Stocks on Wall Street took a breather overnight, but the price of iron ore continued to move higher. Iron ore for delivery to the Chinese port of Qingdao is now trading at US$80.83 per tonne. According to the Financial Review, that’s a 26% surge this month.
While momentum may push prices higher in the short term, any price rise of this magnitude, in such a short space of time, needs to be treated with caution. Translated: Watch out for a correction.
Iron ore is Australia’s most valuable export. Higher prices, combined with a big rise in volumes over the past few years, provide a big boost to Australia’s ‘national income’.
That is, higher iron ore prices are a type of pay rise for the Australian economy. Not that anyone seems to be seeing it right now, given wages growth is at a multi-decade low.
But that’s because we’re still working off the massive pay rise from the previous resources boom. So it’s probably a little too much to expect another increase so soon!
Still, it takes a while for rising iron ore prices to filter through to the economy. Next week sees the national accounts (economic growth data) out for the three months to September. You’ll likely see a decent increase in the terms of trade, which will provide a boost to Australia’s national income.
National income is a better measure of Australia’s economic well-being than the traditional GDP measure. That’s because it takes into account the prices that we receive for our exports (like iron ore), as well as the prices we pay for the things we import. The headline economic number you see in the media ignores prices received and paid, and only focuses on how much the economy produces.
If iron ore prices stay high, you’ll see an even bigger increase in the terms of trade and national income in the current (December) quarter, when that data comes out early next year.
But that’s the question, isn’t it?
Will prices stay high?
It’s an important question, because the outcome has big ramifications for the Aussie economy.
Consider that the last iron ore boom, from 2009 to 2011, had such a big impact on national income growth that the RBA had to raise interest rates from a low of 3% in September 2009, to 4.75% in November 2010.
That’s 175 basis points of interest rate increases in 13 months!
The reason why the economy could handle such interest rates rises was because they were offset by the income flowing in from the China-led, post-GFC mining boom.
Low interest rates, plus a commodity boom, are a recipe for inflation. That’s why the RBA increased interest rates during that time. It’s also why the housing market was weak during that period.

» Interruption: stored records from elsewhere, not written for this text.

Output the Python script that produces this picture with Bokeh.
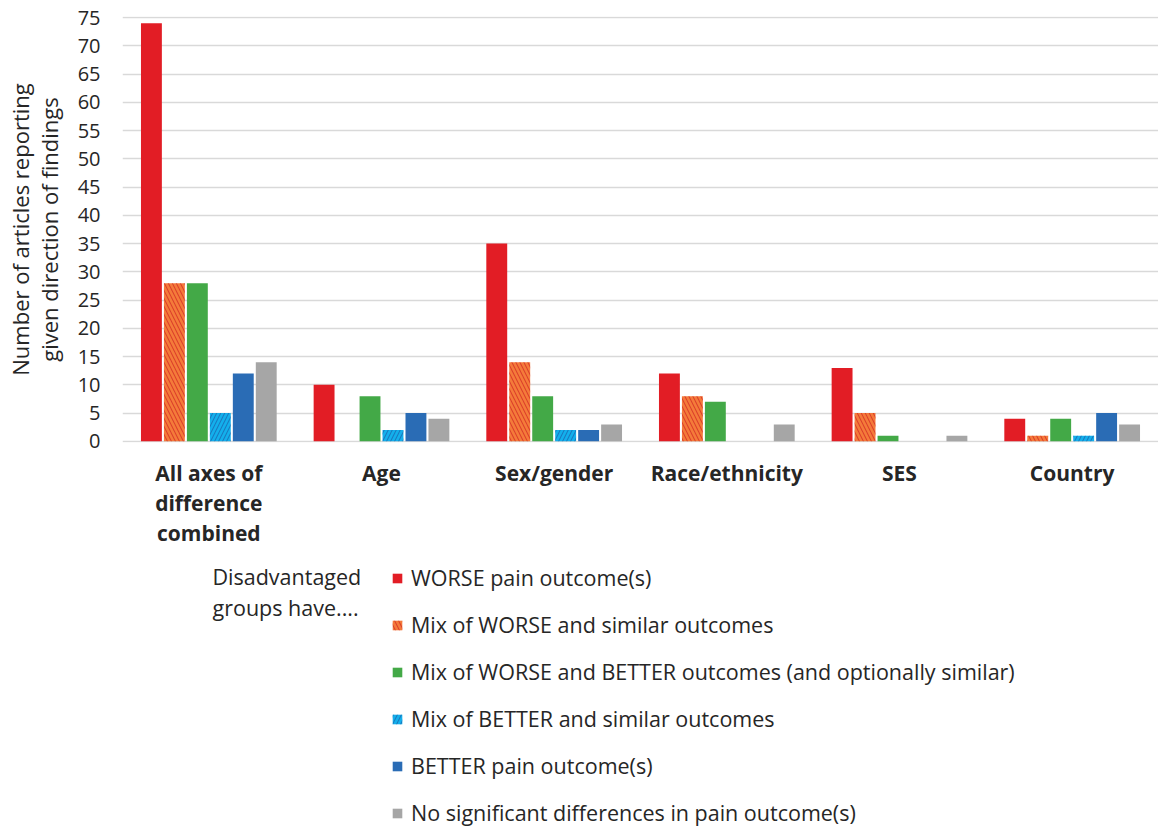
from bokeh.plotting import figure
from bokeh.layouts import column
from bokeh.models import FactorRange, Range1d, Legend, LegendItem, Label, FixedTicker, ColumnDataSource
from bokeh.transform import dodge
from bokeh.embed import file_html
from bokeh.resources import INLINE

# Axes of difference (category labels as shown under the bars)
categories = ["All axes of\ndifference\ncombined", "Age", "Sex/gender",
              "Race/ethnicity", "SES", "Country"]

# Number of articles per direction of findings
worse = [74, 10, 35, 12, 13, 4]
worse_similar = [28, 0, 14, 8, 5, 1]
worse_better = [28, 8, 8, 7, 1, 4]
better_similar = [5, 2, 2, 0, 0, 1]
better = [12, 5, 2, 0, 0, 5]
no_difference = [14, 4, 3, 3, 1, 3]

series_names = [
    "WORSE pain outcome(s)",
    "Mix of WORSE and similar outcomes",
    "Mix of WORSE and BETTER outcomes (and optionally similar)",
    "Mix of BETTER and similar outcomes",
    "BETTER pain outcome(s)",
    "No significant differences in pain outcome(s)",
]
y_ticks = list(range(0, 80, 5))

FONT = "Open Sans"
TEXT = "#262626"

columns = ["worse", "worse_similar", "worse_better", "better_similar", "better", "no_difference"]
colors = ["#e21d25", "#f47b3a", "#43a947", "#13b0ec", "#2a6cb5", "#a6a6a6"]
hatches = [None, "\\", None, "/", None, None]
hatch_colors = [None, "#c8101e", None, "#1c4f9c", None, None]


def bar_style(i):
    style = dict(fill_color=colors[i], line_color=None)
    if hatches[i]:
        style.update(hatch_pattern=hatches[i], hatch_color=hatch_colors[i],
                     hatch_scale=8, hatch_weight=1.1, hatch_alpha=0.55)
    return style


source = ColumnDataSource(dict(
    cat=categories, worse=worse, worse_similar=worse_similar,
    worse_better=worse_better, better_similar=better_similar,
    better=better, no_difference=no_difference,
))

# ---- main bar chart ----
TOP_H = 561
p = figure(
    width=1158, height=TOP_H,
    x_range=FactorRange(factors=categories, range_padding=0),
    y_range=Range1d(-0.2, 75.2),
    output_backend="svg", toolbar_location=None,
    min_border_left=122, min_border_right=0,
    min_border_top=16, min_border_bottom=119,
)
p.outline_line_color = None

step = 0.133
width = 0.121
for i, col in enumerate(columns):
    p.vbar(x=dodge("cat", (i - 2.5) * step, range=p.x_range), top=col, bottom=0,
           width=width, source=source, **bar_style(i))

p.xgrid.grid_line_color = None
p.ygrid.grid_line_color = "#d9d9d9"
p.ygrid.grid_line_width = 1.5
p.ygrid.ticker = FixedTicker(ticks=y_ticks)

yax = p.yaxis[0]
yax.ticker = FixedTicker(ticks=y_ticks)
yax.axis_line_color = None
yax.major_tick_line_color = None
yax.minor_tick_line_color = None
yax.major_tick_in = 0
yax.major_tick_out = 0
yax.major_label_text_font = FONT
yax.major_label_text_font_size = "20px"
yax.major_label_text_color = TEXT
yax.major_label_standoff = 22
yax.axis_label = "Number of articles reporting\ngiven direction of findings"
yax.axis_label_text_font = FONT
yax.axis_label_text_font_size = "22px"
yax.axis_label_text_font_style = "normal"
yax.axis_label_text_color = TEXT
yax.axis_label_text_line_height = 0.95
yax.axis_label_standoff = 11

xax = p.xaxis[0]
xax.axis_line_color = None
xax.major_tick_line_color = None
xax.minor_tick_line_color = None
xax.major_tick_in = 0
xax.major_tick_out = 0
xax.major_label_text_font = FONT
xax.major_label_text_font_size = "21px"
xax.major_label_text_font_style = "bold"
xax.major_label_text_color = TEXT
xax.major_label_text_line_height = 1.08
xax.major_label_standoff = 16

# ---- legend panel ----
LEG_H = 829 - TOP_H
leg = figure(
    width=1158, height=LEG_H, x_range=Range1d(0, 1), y_range=Range1d(0, 1),
    output_backend="svg", toolbar_location=None,
    min_border_left=122, min_border_right=0,
    min_border_top=0, min_border_bottom=0,
)
leg.axis.visible = False
leg.grid.visible = False
leg.outline_line_color = None

# one off-range bar per series so each key swatch carries that series' style
key_renderers = [leg.vbar(x=[-10], top=[-10], width=0.1, **bar_style(i)) for i in range(len(columns))]

legend = Legend(
    items=[LegendItem(label=n, renderers=[r]) for n, r in zip(series_names, key_renderers)],
    location=(269, 2), orientation="vertical",
    border_line_color=None, background_fill_alpha=0,
    padding=0, margin=0, spacing=18,
    glyph_width=12, glyph_height=12, label_standoff=8, label_height=20,
    label_text_font=FONT, label_text_font_size="21.5px", label_text_color=TEXT,
)
leg.add_layout(legend)

leg.add_layout(Label(
    x=90, y=LEG_H, x_units="screen", y_units="screen",
    text="Disadvantaged\ngroups have....", text_baseline="top", text_align="left",
    text_font=FONT, text_font_size="21.5px", text_color=TEXT, text_line_height=1.1,
))

layout = column(p, leg, spacing=0)
open("out.html", "w").write(file_html(layout, INLINE))
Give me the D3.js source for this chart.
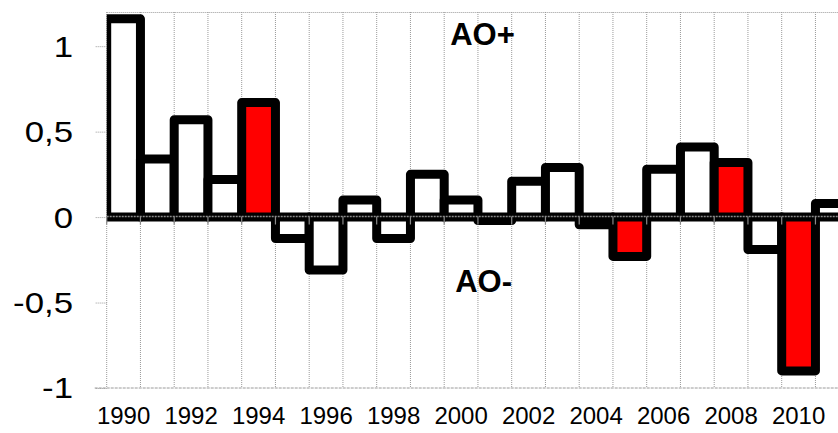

Now, official interest rates are half the level of what they were in 2009. They’re sitting at an emergency-like 1.5%, and iron ore and other commodities are rising again.
Does this mean you should get ready for another tightening cycle?
Do you think the household sector or the economy could handle interest rates doubling from here?
I’m not so sure.
Firstly, households are much more indebted now than they were in 2009. You can see this on the left-hand side of the chart below.
Source: RBA Chart Pack
[Click to open in new window]
Debt as a percentage of household disposable income is at record highs. The interest paid on that debt (right-hand side of chart) is low, thanks to record low interest rates.
But that could rise sharply if interest rates rise, as households are now much more sensitive to interest rate increases.
The RBA knows this, and will be much more reticent to raise rates as fast as they did during the last cycle.
Also, there are fewer growth drivers in the economy. During the last commodity boom, the price rises brought out a huge increase in investment. This investment predominantly occurred in the iron ore and oil and gas sectors.
That’s the reason why the RBA increased rates. It was an attempt to divert Australia’s economic resources to satisfy the resource investment boom.
But, this time around, you’re not going to get a big increase in investment. You might see an uptick across the base metals, but we’re talking about a pretty small increase. The major work has been done for years to come.
Rising interest rates from here would exacerbate the looming slowdown in housing and apartment construction, which has taken the growth baton from the resource sector over the past few years.
That would weaken investment across the economy and affect household consumption, which is the largest driver of economic growth.
Finally, you have to wonder (I do, anyway) just how sustainable this China-led iron ore boom is. Over the past few years, China has put its foot on the pedal and taken it off again in order to manage its economy. Each of these episodes has a major impact on the iron ore price.
My guess is that we’re closer to seeing China take the foot off the pedal than apply pressure. That means you should see the iron ore price head lower soon.
If that happens, it will take the pressure off the RBA too. But with the US Federal Reserve set to raise interest rates in the next few weeks, it will serve as a reminder that the global interest rate easing cycle may well be over.